A block of data
* * *
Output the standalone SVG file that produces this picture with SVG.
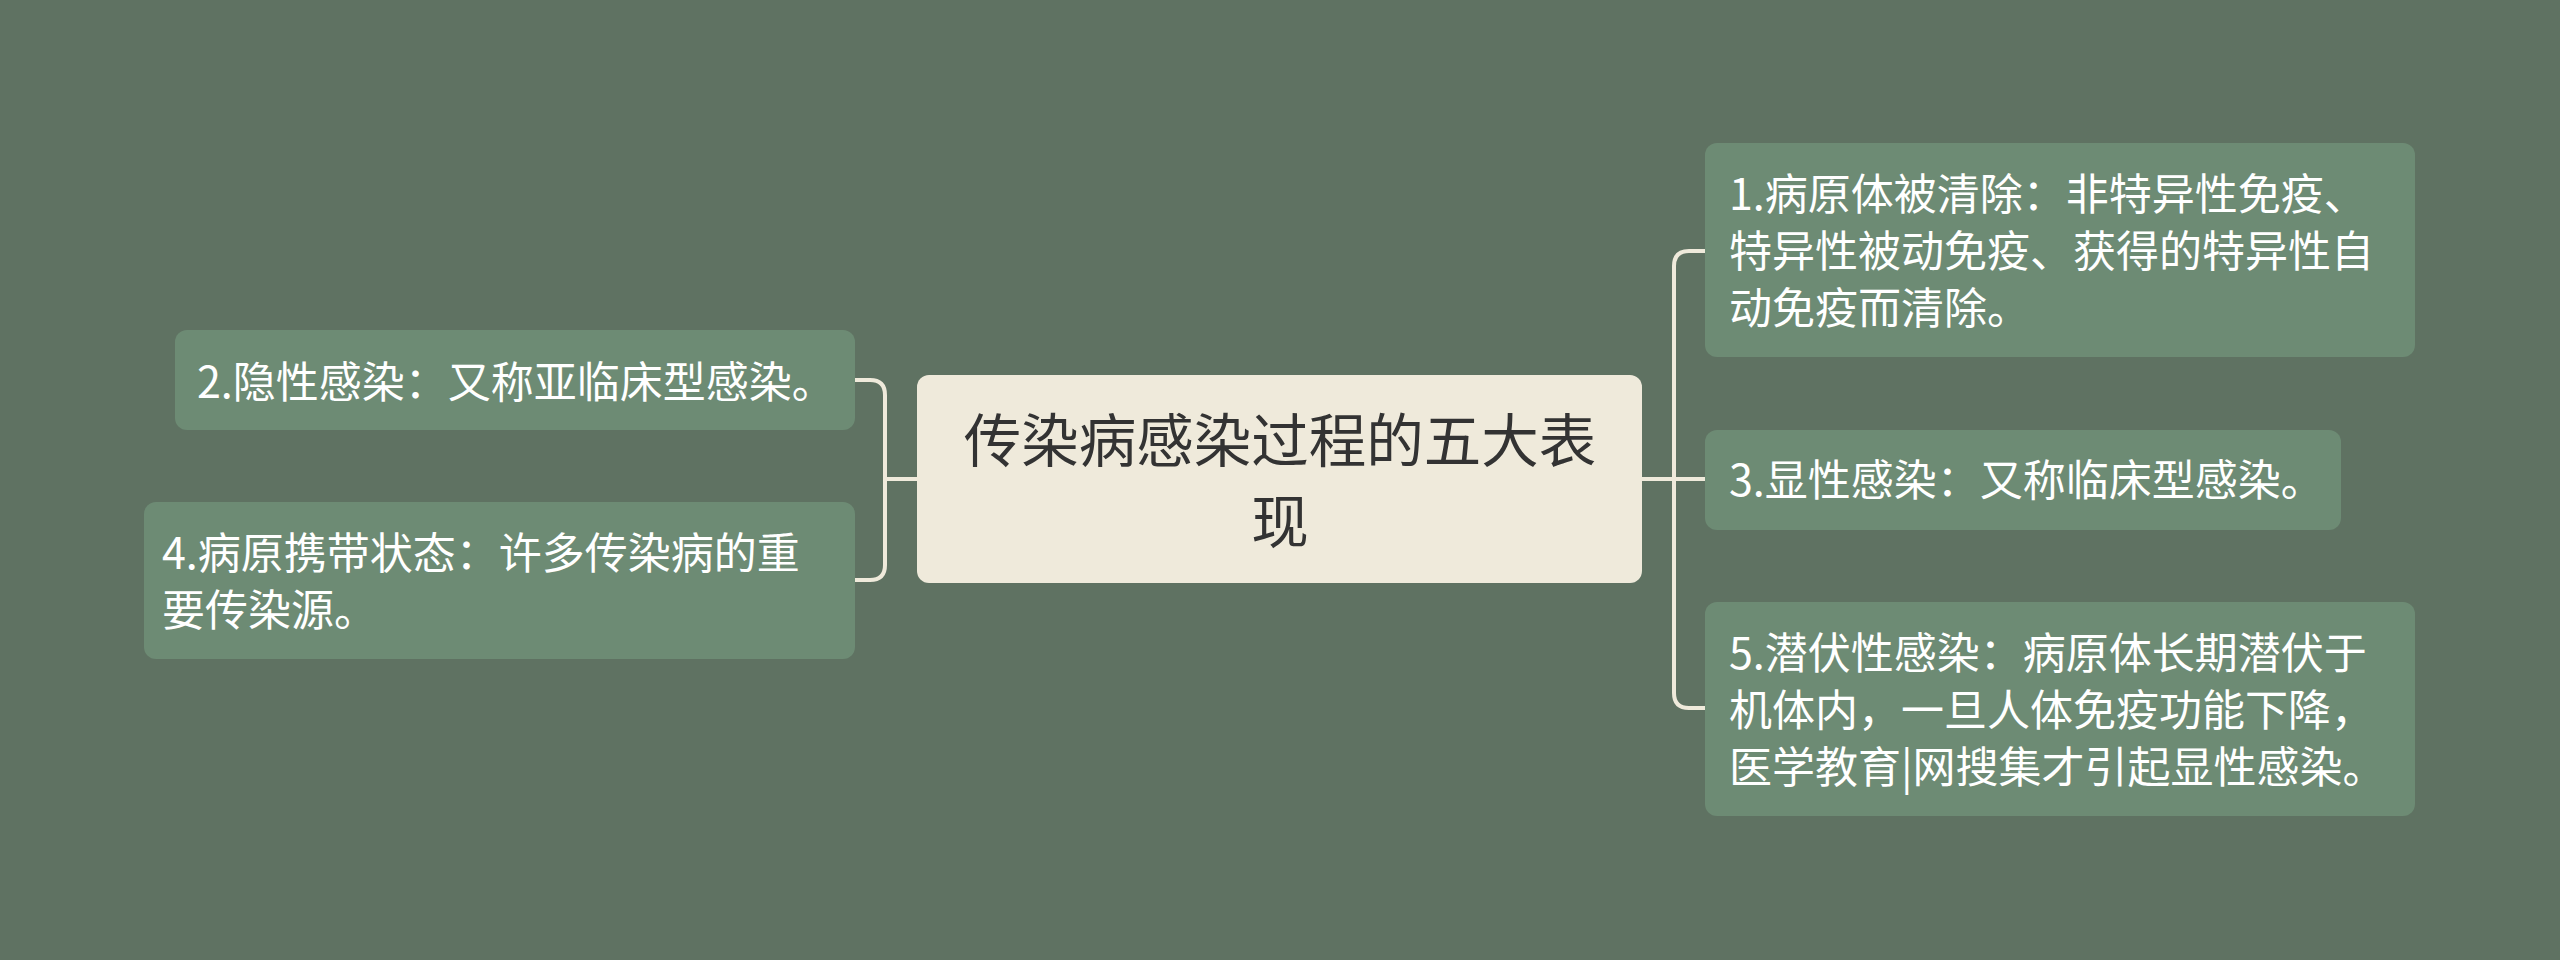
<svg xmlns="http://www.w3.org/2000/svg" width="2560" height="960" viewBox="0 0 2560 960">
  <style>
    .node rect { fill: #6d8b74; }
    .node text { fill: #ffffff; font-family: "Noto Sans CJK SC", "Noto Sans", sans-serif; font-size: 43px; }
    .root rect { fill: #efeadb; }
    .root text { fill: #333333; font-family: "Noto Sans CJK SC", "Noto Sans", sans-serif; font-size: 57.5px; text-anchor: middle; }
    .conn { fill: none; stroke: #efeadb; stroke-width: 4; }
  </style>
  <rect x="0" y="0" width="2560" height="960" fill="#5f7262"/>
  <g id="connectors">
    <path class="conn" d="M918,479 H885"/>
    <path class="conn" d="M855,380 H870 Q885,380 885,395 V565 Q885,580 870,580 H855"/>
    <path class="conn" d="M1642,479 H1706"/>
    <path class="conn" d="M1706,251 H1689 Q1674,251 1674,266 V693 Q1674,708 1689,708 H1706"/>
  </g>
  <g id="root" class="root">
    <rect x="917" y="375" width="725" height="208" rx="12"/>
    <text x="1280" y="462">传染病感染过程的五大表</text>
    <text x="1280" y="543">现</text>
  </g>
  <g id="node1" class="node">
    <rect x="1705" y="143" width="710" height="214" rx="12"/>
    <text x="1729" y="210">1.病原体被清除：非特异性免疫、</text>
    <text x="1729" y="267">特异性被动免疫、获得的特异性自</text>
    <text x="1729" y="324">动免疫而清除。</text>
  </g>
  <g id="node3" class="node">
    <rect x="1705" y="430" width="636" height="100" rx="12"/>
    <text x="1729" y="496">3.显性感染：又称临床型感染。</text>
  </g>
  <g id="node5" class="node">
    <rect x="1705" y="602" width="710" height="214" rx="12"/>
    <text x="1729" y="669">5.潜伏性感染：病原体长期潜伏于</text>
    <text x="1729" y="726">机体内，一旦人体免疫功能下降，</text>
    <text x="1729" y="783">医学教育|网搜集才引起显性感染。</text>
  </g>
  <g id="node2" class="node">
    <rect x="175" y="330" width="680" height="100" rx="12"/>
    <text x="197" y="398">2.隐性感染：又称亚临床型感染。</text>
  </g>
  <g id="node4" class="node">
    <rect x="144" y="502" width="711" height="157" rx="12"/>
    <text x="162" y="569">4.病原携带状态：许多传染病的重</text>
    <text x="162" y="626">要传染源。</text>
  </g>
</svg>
* * *
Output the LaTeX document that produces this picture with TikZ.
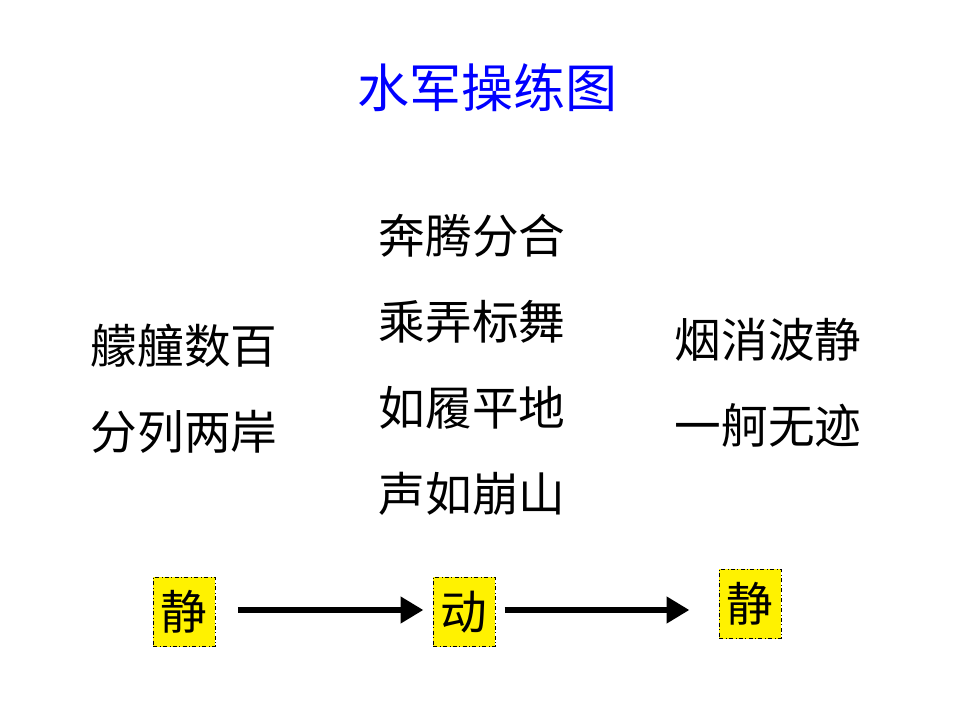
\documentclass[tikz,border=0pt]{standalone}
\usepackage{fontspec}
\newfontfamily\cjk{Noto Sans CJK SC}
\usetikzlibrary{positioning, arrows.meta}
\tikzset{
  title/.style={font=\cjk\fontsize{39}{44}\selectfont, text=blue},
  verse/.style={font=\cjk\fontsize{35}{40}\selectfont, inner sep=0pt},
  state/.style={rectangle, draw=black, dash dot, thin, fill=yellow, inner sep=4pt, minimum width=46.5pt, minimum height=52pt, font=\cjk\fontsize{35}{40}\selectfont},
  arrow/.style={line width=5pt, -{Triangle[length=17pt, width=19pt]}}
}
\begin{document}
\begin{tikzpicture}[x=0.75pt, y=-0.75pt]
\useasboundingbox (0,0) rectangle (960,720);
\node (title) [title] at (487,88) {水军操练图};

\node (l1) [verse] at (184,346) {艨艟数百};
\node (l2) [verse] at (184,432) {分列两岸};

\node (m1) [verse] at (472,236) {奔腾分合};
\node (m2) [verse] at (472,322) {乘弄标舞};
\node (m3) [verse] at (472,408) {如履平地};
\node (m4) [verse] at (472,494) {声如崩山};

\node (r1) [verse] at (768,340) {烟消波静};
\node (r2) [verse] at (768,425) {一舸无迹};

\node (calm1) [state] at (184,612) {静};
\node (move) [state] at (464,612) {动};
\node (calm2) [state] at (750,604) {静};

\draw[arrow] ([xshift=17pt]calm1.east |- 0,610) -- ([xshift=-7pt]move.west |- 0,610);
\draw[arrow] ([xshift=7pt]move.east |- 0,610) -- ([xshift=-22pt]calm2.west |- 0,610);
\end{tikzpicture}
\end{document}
* * *
Written instruction – Each line that holds the string "standalone" counts once; give the total and nothing else.

Problem solution – 2